At a local branch meeting of the Women’s Equality Party (WE) earlier this year, a young woman asked me: “What’s the point of this party if we don’t all agree on what women’s equality looks like? I don’t want a version of equality based on what men have.”
It’s a question I am often asked. Another version goes: “Do you call yourself a feminist and if so how do you define that?”
So much time goes into theorising definitions of feminism and equality. For me it’s very clear. I am a feminist because I want to live equally. At its most basic: I want an equal right to live.
Women do not have this fundamental right. We are murdered, abused and beaten because of our sex. Some men protest this. Men kill other men, they say; many more men die, for example, in battle. Violence is violence and gender has nothing to do with it. But it does. The harm done to women by men is far higher because society places women beneath men. And hierarchy often brews violence against those on the lower rungs.

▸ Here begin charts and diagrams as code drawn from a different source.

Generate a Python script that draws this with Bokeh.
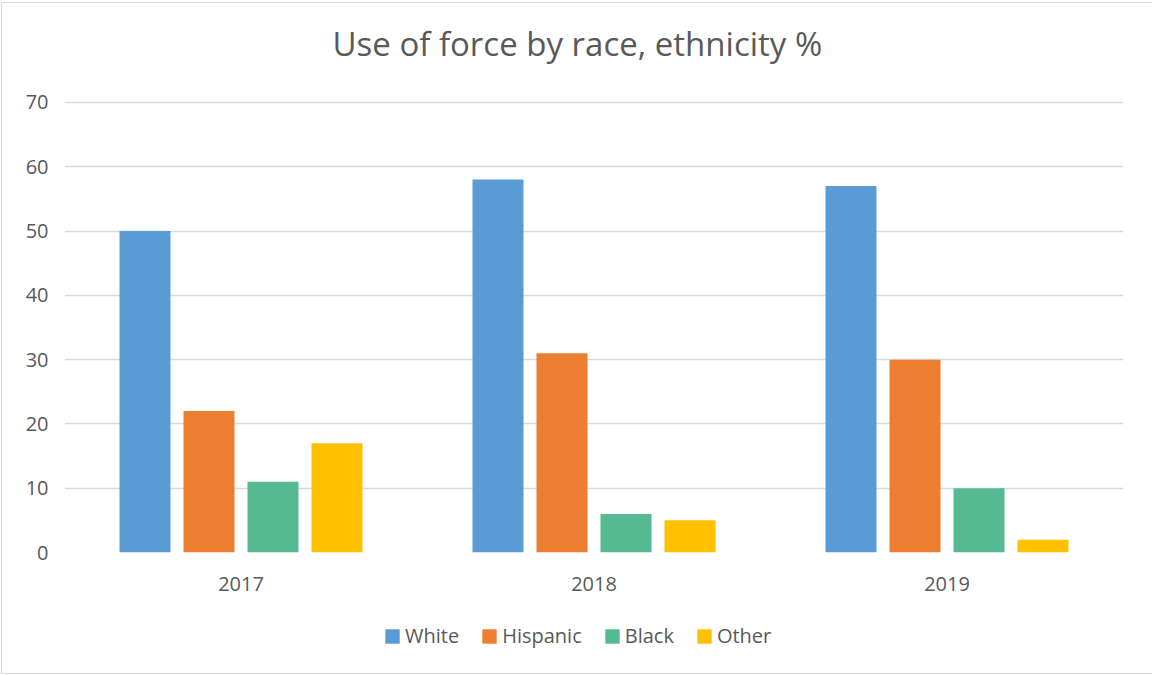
from bokeh.plotting import figure
from bokeh.layouts import column
from bokeh.models import (ColumnDataSource, FactorRange, Range1d, Legend, LegendItem,
                          Title, SingleIntervalTicker)
from bokeh.transform import dodge
from bokeh.embed import file_html
from bokeh.resources import INLINE

# Share of use-of-force incidents by race / ethnicity (%)
years = ["2017", "2018", "2019"]
white = [50, 58, 57]
hispanic = [22, 31, 30]
black = [11, 6, 10]
other = [17, 5, 2]

series_names = ["White", "Hispanic", "Black", "Other"]
series_values = [white, hispanic, black, other]
series_colors = ["#5B9BD5", "#ED7D31", "#55BA91", "#FFC000"]

FONT = "Open Sans"
TEXT = "#595959"
GRID = "#D9D9D9"

source = ColumnDataSource(data=dict(year=years, **dict(zip(series_names, series_values))))

chart = figure(width=1150, height=607, x_range=FactorRange(factors=years, range_padding=0),
               y_range=Range1d(0, 70.15), output_backend="svg", toolbar_location=None,
               title="Use of force by race, ethnicity %",
               min_border_left=62, min_border_right=29, min_border_top=98,
               min_border_bottom=58)
chart.outline_line_color = None
chart.background_fill_color = "white"
chart.border_fill_color = "white"

step = 0.1813
bar_w = 0.1445
for i, (name, color) in enumerate(zip(series_names, series_colors)):
    chart.vbar(x=dodge("year", (i - 1.5) * step, range=chart.x_range), top=name, width=bar_w,
               source=source, fill_color=color, line_color=None)

# axes
chart.yaxis.ticker = SingleIntervalTicker(interval=10)
chart.yaxis.axis_line_color = None
chart.yaxis.major_tick_line_color = None
chart.yaxis.minor_tick_line_color = None
chart.yaxis.major_label_standoff = 10
chart.yaxis.major_label_text_font = FONT
chart.yaxis.major_label_text_font_size = "20px"
chart.yaxis.major_label_text_color = TEXT

chart.xaxis.axis_line_color = None
chart.xaxis.major_tick_line_color = None
chart.xaxis.minor_tick_line_color = None
chart.xaxis.major_label_standoff = 18
chart.xaxis.major_label_text_font = FONT
chart.xaxis.major_label_text_font_size = "20px"
chart.xaxis.major_label_text_color = TEXT

chart.xgrid.grid_line_color = None
chart.ygrid.grid_line_color = GRID
chart.ygrid.grid_line_width = 1.3

# title, kept clear of the plot area by a thin blank panel
chart.title.align = "left"
chart.title.offset = 268
chart.title.vertical_align = "bottom"
chart.title.standoff = 4
chart.title.text_font = FONT
chart.title.text_font_size = "33px"
chart.title.text_font_style = "normal"
chart.title.text_color = TEXT
chart.add_layout(Title(text=" ", text_font_size="1px", standoff=31), "above")

# legend strip under the chart; its swatch renderers lie far outside the strip's ranges
key = figure(width=1150, height=63, x_range=Range1d(100, 101), y_range=Range1d(100, 101),
             output_backend="svg", toolbar_location=None, min_border=0,
             x_axis_type=None, y_axis_type=None)
key.outline_line_color = None
key.xgrid.grid_line_color = None
key.ygrid.grid_line_color = None
key.background_fill_color = "white"
key.border_fill_color = "white"
swatches = [key.vbar(x=n, top=n, width=0.1, source=source, fill_color=c, line_color=None)
            for n, c in zip(series_names, series_colors)]
legend = Legend(items=[LegendItem(label=n, renderers=[r]) for n, r in zip(series_names, swatches)],
                orientation="horizontal", location=(319, 24), padding=0, margin=0,
                spacing=21, glyph_width=18, glyph_height=18, label_standoff=4,
                label_height=20, label_text_font=FONT, label_text_font_size="20px",
                label_text_color=TEXT, border_line_color=None, background_fill_alpha=0)
key.add_layout(legend, "center")

p = column(chart, key, spacing=0,
           styles={"margin-left": "1px", "margin-top": "2px",
                   "border-left": "1px solid #D9D9D9", "border-top": "1px solid #D9D9D9",
                   "border-bottom": "1px solid #D9D9D9"})

open("out.html", "w").write(file_html(p, INLINE))
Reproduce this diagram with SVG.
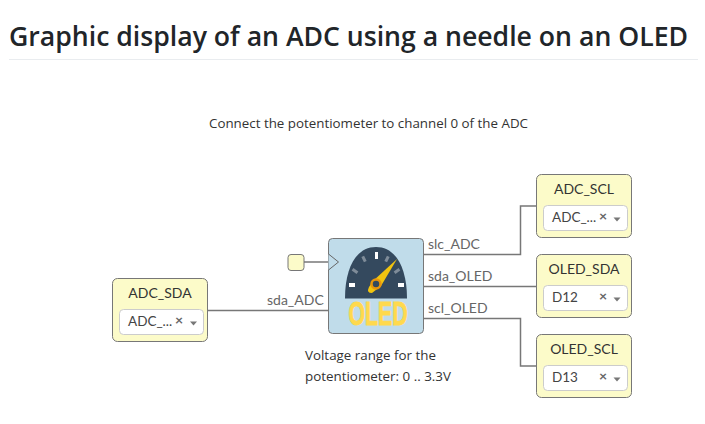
<svg xmlns="http://www.w3.org/2000/svg" width="705" height="424" viewBox="0 0 705 424">
<style>
text{font-family:Lato,"Open Sans",sans-serif;fill:#333}
.h{font-family:"Open Sans","Noto Sans",sans-serif;font-size:27px;font-weight:600;fill:#212529}
.t{font-family:"Open Sans","Noto Sans",sans-serif;font-size:13.500px;fill:#333}
.l{font-size:14px;fill:#666}
.n{font-size:14px;text-anchor:middle;fill:#333}
.v{font-size:13.500px;fill:#444}
.x{font-size:14px;font-weight:700;fill:#666}
.b{fill:#fcfbc9;stroke:#777;stroke-width:1}
.s{fill:#fff;stroke:#ccc;stroke-width:1}
.c{fill:none;stroke:#777;stroke-width:1.500}
.a{fill:#777}
</style>
<rect width="705" height="424" fill="#fff"/>
<text class="h" x="9" y="46" textLength="679" lengthAdjust="spacingAndGlyphs">Graphic display of an ADC using a needle on an OLED</text>
<rect x="9" y="59" width="689" height="1" fill="#e9ecef"/>
<text class="t" x="209" y="128" textLength="319" lengthAdjust="spacingAndGlyphs">Connect the potentiometer to channel 0 of the ADC</text>
<g id="connectors">
<path class="c" d="M208 310.500H329"/>
<path class="c" d="M304 262H329"/>
<path class="c" d="M424 254.500H520.500V206H537"/>
<path class="c" d="M424 286.500H537"/>
<path class="c" d="M424 318.500H520.500V366H537"/>
</g>
<g id="labels">
<text class="l" x="267" y="305">sda_ADC</text>
<text class="l" x="428" y="249">slc_ADC</text>
<text class="l" x="428" y="281">sda_OLED</text>
<text class="l" x="428" y="313">scl_OLED</text>
</g>
<g id="input">
<rect class="b" x="288" y="254.500" width="16" height="16" rx="3"/>
</g>
<g id="block">
<rect x="328.500" y="238.500" width="95" height="95" rx="4" fill="#c0dcea" stroke="#777"/>
<path d="M328.500 254L338.500 262L328.500 270" fill="#c0dcea" stroke="#666" stroke-width="1"/>
<path d="M345 298.500C345 268 356 247 376 247C396 247 407 268 407 298.500Z" fill="#34495e"/>
<g fill="#fff"><rect x="349" y="283" width="6" height="4"/><rect x="398" y="283" width="6" height="4"/><rect x="375" y="252" width="3" height="7"/></g>
<g fill="#7f8c99"><rect x="-1.500" y="-3" width="3" height="6" transform="translate(364 259) rotate(-25)"/><rect x="-1.500" y="-3" width="3" height="6" transform="translate(387 259) rotate(25)"/><rect x="-1.500" y="-3" width="3" height="6" transform="translate(355 271) rotate(-55)"/><rect x="-1.500" y="-3" width="3" height="6" transform="translate(397 271) rotate(55)"/></g>
<path d="M397 259L381 286L372 293Q366 293 369 287L373 281Z" fill="#f1c40f"/>
<circle cx="376" cy="284" r="4.500" fill="#34495e" stroke="#e8960c" stroke-width="2.500"/>
<text x="378" y="325" text-anchor="middle" textLength="59" lengthAdjust="spacingAndGlyphs" stroke="#ffd94d" stroke-width="1" style="font-family:'Liberation Sans',sans-serif;font-size:33px;font-weight:700;fill:#ffd94d">OLED</text>
</g>
<text class="t" x="305" y="360" textLength="131" lengthAdjust="spacingAndGlyphs">Voltage range for the</text>
<text class="t" x="305" y="381" textLength="146" lengthAdjust="spacingAndGlyphs">potentiometer: 0 .. 3.3V</text>
<g id="ADC_SDA">
<rect class="b" x="112.500" y="278.500" width="95" height="63" rx="5"/>
<text class="n" x="160" y="298">ADC_SDA</text>
<rect class="s" x="119.500" y="309.500" width="84" height="25" rx="4"/>
<text class="v" x="128" y="325.500">ADC_...</text><text class="x" x="175" y="325">×</text><path class="a" d="M190 321.500H197L193.500 325.500Z"/>
</g>
<g id="ADC_SCL">
<rect class="b" x="536.500" y="174.500" width="95" height="63" rx="5"/>
<text class="n" x="584" y="194">ADC_SCL</text>
<rect class="s" x="543.500" y="205.500" width="84" height="25" rx="4"/>
<text class="v" x="552" y="221.500">ADC_...</text><text class="x" x="599" y="221">×</text><path class="a" d="M613.500 217.500H620.500L617 221.500Z"/>
</g>
<g id="OLED_SDA">
<rect class="b" x="536.500" y="254.500" width="95" height="63" rx="5"/>
<text class="n" x="584" y="274">OLED_SDA</text>
<rect class="s" x="543.500" y="285.500" width="84" height="25" rx="4"/>
<text class="v" x="552" y="301.500">D12</text><text class="x" x="599" y="301">×</text><path class="a" d="M613.500 297.500H620.500L617 301.500Z"/>
</g>
<g id="OLED_SCL">
<rect class="b" x="536.500" y="334.500" width="95" height="63" rx="5"/>
<text class="n" x="584" y="354">OLED_SCL</text>
<rect class="s" x="543.500" y="365.500" width="84" height="25" rx="4"/>
<text class="v" x="552" y="381.500">D13</text><text class="x" x="599" y="381">×</text><path class="a" d="M613.500 377.500H620.500L617 381.500Z"/>
</g>
</svg>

Feminism has fought many battles. Our sisters before us fought for the vote and fought to be seen, to break down stereotypes of the jobs and roles women may reach for. Our generation’s task is not less urgent. We are dealing with death and cultural imprisonment on a massive scale. A tidal wave of misogyny rolling across the United States tells women to submit or suffer. In Brussels last week I sat with feminists from France, Italy, Hungary, Croatia, Slovenia, who told how nationalism across Europe is targeting women – restricting reproductive rights while demanding power over and access to their bodies.
The world needs feminism now like never before. Because feminism is very clear. We’re not groping for the answers to this violence. We’re not puzzling over policy. WE know what we can and must do.
We can end violence against women in three ways: prevention, protection and prosecution. Note the word: “end”. It’s a vital point to clarify. For too long other parties have approached this issue with a view to managing violence against women, or at best seeking to mitigate it.
To prevent violence, we must teach the next generation that women’s bodies are their own. We must teach them what consent means, what a healthy sexual relationship looks like, and that women are people with equal rights to pleasure and respect. We must counter racist sexual violence and harassment. WE believes we still lack an education system with mandatory, funded, specialist sex education is one of the biggest political failings of our time. Its absence fuels ever-rising rates of sexual violence that now occur inside the classroom too. We are damaging our children.
Not only do we fail to prevent but we fail to protect. We fail to care for women and girls who have experienced violence because we fail to adequately fund the services they require and to understand the myriad ways in which women are abused. Women’s centres are on their knees from lack of money. Refuges are closing, rape counselling is reduced. Support for disabled women who suffer disproportionately from domestic violence goes unfunded because it doesn’t fit the model of a cheap, generic service. It’s time to scrap the commissioning model that limits services and funding. WE say: award grants and award them to the people who know what they are doing: specialist services led by and for women.
The story of how we fail to prosecute those who do violence is perhaps the best known one of all. Society still asks a woman why she was raped rather than asking her rapist to account for his action. Yet we insist that it’s down to women to improve the system by reporting. The number of reported rapes in England and Wales rose 123 percent over the last four years. The conviction rate in 2015-2016 was 7.5 percent. There were no successful prosecutions for forced marriage. WE say: train the country’s police and judiciaries to understand the different forms of sexual violence and ruthlessly root out those who do not do their job in supporting and defending survivors; and ensure prosecutors and police know exactly what is required for suspects to be charged, to make sure every case has the best chance of being prosecuted.
A fundamental framework for of this would help. There is one. It’s the Council of Europe’s Istanbul Convention. It sets standards for governments to meet when tackling violence against women and girls: supporting vital services, funding public awareness and education campaigns, ensuring effective investigation of any allegation of violence and ensuring that culture, custom, religion or tradition are not considered justification for such acts.
The UK government committed four years ago to ratify the Istanbul Convention. It still hasn’t done so. In the meantime 582 women in the United Kingdom have died at the hands of men, and millions more have been attacked, assaulted and threatened.
The Women’s Equality Party has campaigned for the ratification of the Istanbul Convention since WE were founded in Spring 2015. On Friday December 16, there is chance to finally make it happen. SNP MP Eilidh Whiteford will present a bill to Parliament to make it pass into UK law. If 100 MPs turn up and vote the Bill will move to the next stage. WE have mobilised our thousands of members to contact their MPs to ensure they turn up in person and WE will be there on Friday to support every MP who arrives. WE say: it’s time to do politics differently. A collaborative, non-partisan approach can protect women and prevent violence against them.